= Eddowes Bowman =

British dissenting tutor (1810–1869)

Eddowes Bowman (12 November 1810 – 1869), was a dissenting tutor.

Bowman was the eldest son of John Eddowes Bowman the elder and Elisabeth, his cousin, was born in Nantwich on 12 November 1810. He was educated chiefly at Hazelwood, near Birmingham, by Thomas Wright Hill, father of Sir Rowland Hill. The future postal reformer was his teacher in mathematics.

From school he passed to the Eagle foundry, Birmingham, where he improved himself in mechanical engineering. In around 1835, he became sub-manager of the Varteg ironworks, near Pontypool.

On the closing of the Varteg works in 1840, Bowman betook himself to study, graduated M.A. at Glasgow, and attended lectures in Berlin, acquiring several modern languages and mastering various branches of physical science.

In 1846, Francis W. Newman resigned the classical chair at the Manchester New College, having been elected to the chair of Latin at University College, London. Bowman was immediately appointed his successor at Manchester as professor of classical literature and history, and he held that post till the removal of the college to Gordon Square, London, as a purely theological institution, in 1853. To this removal he was strongly opposed.

Remaining in Manchester, though possessed of a sufficient independence, he gratified his natural taste for teaching by engaging in the education of girls.

For the study of astronomy he had built himself an excellent observatory. On optics and acoustics he delivered several courses of lectures at the Royal Manchester Institution and elsewhere.

From 1865, when the Owens scholarship was founded in connection with the Unitarian Home Missionary Board, he was one of the examiners.

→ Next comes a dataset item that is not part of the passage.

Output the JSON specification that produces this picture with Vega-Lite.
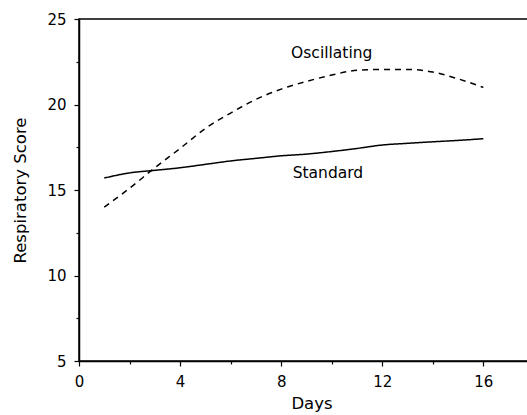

He was a man of undemonstrative disposition, of wise kindness, and of cultured philanthropy. He died, unmarried, at Victoria Park, Manchester, on 10 July 1869. He was buried at Upper Brook Street Chapel, in Chorlton-on-Medlock.

==Selected publications==

- Arguments Against the Divine Authority of the Sabbath … Considered, and Shown to be Inconclusive (1842), 8vo.
- Some Remarks on the Proposed Removal of Manchester New College, and its Connection with University College, London (1848), 8vo.
- Replies to Articles Relating to Manchester New College and University College (1848), 8vo. Reprinted (2010), by Nabu Press. ISBN 1-1497-1094-2
- On the Roman Governors of Syria at the Time of the Birth of Christ (anonymous, but signed B.) (1855), 8vo. (an able and learned monograph, reprinted from the Christian Reformer, October 1855, a magazine to which he was a frequent contributor).